===== Data

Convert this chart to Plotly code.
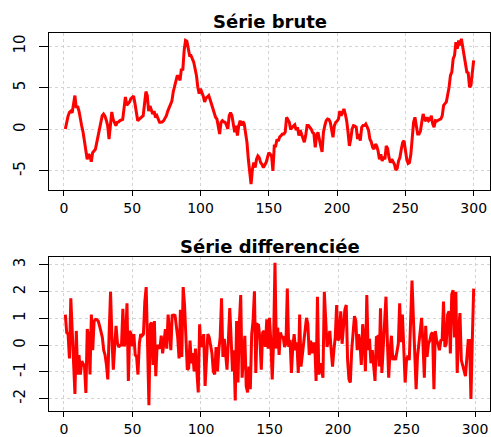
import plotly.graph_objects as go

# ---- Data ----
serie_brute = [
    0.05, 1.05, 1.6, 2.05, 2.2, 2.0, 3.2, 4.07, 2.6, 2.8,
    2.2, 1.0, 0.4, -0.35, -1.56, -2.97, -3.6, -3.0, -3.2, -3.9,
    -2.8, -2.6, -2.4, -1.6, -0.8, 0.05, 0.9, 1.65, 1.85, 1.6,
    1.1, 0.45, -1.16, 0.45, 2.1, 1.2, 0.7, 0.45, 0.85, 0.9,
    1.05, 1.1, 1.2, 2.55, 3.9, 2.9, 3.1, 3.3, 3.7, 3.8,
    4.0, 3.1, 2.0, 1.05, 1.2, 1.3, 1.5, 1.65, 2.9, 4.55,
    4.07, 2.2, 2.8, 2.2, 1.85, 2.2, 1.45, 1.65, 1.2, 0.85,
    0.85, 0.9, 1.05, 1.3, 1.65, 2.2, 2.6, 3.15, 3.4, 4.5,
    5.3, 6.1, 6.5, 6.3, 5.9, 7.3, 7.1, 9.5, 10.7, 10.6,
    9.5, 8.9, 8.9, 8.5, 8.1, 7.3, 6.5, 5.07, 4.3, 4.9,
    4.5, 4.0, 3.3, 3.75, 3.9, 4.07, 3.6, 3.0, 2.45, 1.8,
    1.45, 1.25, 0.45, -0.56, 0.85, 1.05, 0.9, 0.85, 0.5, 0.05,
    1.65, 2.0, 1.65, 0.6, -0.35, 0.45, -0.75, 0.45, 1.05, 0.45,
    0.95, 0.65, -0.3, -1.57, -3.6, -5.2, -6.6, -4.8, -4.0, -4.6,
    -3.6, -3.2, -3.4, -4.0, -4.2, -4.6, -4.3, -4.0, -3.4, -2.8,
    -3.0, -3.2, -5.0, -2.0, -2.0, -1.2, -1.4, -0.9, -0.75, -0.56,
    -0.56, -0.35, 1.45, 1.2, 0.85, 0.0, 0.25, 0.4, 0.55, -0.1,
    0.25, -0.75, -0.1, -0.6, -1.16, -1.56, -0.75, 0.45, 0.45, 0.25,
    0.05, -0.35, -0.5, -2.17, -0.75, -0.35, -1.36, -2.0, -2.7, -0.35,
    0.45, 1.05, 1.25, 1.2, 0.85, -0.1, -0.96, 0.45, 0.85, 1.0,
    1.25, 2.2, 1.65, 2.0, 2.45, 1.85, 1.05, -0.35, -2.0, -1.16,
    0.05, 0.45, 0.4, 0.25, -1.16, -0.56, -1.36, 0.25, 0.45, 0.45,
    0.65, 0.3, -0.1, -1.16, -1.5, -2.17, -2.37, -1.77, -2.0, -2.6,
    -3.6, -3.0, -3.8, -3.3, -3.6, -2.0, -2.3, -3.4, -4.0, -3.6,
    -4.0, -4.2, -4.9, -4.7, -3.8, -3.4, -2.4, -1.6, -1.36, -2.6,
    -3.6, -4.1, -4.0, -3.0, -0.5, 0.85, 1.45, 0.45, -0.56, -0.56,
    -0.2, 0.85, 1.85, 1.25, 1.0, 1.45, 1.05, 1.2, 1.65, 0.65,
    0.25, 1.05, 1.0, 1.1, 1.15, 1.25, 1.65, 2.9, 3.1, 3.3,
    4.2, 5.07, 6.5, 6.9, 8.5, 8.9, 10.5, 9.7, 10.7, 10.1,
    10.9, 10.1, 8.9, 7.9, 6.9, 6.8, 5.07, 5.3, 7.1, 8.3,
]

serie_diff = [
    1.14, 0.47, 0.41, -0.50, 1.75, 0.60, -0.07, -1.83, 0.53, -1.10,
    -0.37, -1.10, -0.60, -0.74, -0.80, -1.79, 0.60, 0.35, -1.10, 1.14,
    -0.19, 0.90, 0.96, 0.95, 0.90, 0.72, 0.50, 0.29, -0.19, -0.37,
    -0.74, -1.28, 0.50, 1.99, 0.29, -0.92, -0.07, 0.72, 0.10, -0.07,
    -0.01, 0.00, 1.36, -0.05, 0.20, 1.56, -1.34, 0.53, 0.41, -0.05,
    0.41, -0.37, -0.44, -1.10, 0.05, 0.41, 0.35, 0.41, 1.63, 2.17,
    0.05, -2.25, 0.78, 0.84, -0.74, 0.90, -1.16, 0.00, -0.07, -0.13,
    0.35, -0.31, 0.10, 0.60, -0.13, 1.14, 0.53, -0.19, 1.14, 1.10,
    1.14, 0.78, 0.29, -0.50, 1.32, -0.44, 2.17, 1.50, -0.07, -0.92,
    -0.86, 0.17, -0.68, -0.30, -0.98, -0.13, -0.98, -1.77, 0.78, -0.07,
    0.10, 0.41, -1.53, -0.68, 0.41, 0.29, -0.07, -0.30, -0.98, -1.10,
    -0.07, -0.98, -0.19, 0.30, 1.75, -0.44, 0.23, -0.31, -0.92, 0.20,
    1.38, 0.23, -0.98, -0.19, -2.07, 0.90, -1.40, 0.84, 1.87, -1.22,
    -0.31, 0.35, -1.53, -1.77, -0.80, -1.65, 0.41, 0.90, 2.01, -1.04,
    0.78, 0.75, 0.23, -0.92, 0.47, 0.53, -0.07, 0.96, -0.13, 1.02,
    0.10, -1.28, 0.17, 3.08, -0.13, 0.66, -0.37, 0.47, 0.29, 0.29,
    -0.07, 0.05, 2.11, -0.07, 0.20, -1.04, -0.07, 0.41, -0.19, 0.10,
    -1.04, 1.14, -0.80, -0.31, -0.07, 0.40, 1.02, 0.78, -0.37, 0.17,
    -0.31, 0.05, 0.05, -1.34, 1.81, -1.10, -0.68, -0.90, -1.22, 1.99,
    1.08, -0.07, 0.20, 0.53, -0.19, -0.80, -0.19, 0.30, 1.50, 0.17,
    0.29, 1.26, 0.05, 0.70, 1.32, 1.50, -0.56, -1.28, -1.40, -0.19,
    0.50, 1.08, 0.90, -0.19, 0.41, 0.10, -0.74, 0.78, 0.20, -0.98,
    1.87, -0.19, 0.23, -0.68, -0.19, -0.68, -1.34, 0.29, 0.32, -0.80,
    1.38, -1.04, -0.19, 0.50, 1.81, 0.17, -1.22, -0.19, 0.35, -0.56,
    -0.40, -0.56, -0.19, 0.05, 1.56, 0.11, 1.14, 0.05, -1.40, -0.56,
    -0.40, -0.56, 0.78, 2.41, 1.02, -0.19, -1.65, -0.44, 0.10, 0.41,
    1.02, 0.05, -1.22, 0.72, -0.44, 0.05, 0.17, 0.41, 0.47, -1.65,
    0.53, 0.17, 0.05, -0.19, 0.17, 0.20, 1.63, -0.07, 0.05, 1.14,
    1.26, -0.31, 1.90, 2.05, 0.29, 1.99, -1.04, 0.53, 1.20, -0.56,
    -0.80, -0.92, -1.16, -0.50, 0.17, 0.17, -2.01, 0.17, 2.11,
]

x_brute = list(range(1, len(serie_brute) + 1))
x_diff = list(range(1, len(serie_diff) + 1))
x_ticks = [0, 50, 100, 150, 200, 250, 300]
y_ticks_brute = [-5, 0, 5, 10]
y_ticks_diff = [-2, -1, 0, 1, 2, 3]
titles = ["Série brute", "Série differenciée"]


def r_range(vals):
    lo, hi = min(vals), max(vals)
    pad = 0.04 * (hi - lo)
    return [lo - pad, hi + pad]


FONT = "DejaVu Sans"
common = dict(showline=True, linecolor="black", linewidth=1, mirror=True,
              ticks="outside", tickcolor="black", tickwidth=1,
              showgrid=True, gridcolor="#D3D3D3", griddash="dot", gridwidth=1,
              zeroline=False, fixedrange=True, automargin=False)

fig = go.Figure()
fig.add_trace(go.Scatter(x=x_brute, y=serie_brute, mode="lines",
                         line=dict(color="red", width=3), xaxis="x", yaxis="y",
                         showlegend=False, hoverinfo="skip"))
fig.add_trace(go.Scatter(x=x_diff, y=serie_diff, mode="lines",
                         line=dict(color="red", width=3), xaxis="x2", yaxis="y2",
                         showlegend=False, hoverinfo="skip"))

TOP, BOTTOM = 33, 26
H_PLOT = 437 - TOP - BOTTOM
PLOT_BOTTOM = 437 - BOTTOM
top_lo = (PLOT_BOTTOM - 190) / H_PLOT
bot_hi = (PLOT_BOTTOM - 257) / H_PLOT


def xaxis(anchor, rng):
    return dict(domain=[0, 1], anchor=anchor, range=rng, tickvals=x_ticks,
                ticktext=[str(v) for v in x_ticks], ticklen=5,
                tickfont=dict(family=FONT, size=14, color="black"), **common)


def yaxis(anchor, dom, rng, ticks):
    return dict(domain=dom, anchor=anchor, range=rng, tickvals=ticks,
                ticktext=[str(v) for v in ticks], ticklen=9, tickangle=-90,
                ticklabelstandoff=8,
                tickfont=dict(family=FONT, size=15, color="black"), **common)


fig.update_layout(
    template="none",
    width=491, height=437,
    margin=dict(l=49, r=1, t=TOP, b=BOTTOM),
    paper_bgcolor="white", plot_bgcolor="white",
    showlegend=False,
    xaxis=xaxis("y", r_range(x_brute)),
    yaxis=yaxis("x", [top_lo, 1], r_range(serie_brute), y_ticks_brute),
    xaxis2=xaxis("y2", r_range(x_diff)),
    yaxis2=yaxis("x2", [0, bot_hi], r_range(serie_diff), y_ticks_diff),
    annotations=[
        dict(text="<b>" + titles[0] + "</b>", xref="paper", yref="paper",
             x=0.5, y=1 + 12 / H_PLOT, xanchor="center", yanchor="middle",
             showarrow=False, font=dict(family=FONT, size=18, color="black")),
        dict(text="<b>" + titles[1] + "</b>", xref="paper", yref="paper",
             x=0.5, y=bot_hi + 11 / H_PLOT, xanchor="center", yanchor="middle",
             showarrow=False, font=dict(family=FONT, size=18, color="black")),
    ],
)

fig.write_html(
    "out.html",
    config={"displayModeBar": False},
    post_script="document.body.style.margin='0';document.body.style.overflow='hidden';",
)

==========

What the task requires
From the top of the listing above, repeat each line exactly until you reach the line containing "import plotly.graph_objects as go", and repeat that one too. Leave the pictures out.

The response
Convert this chart to Plotly code.
import plotly.graph_objects as go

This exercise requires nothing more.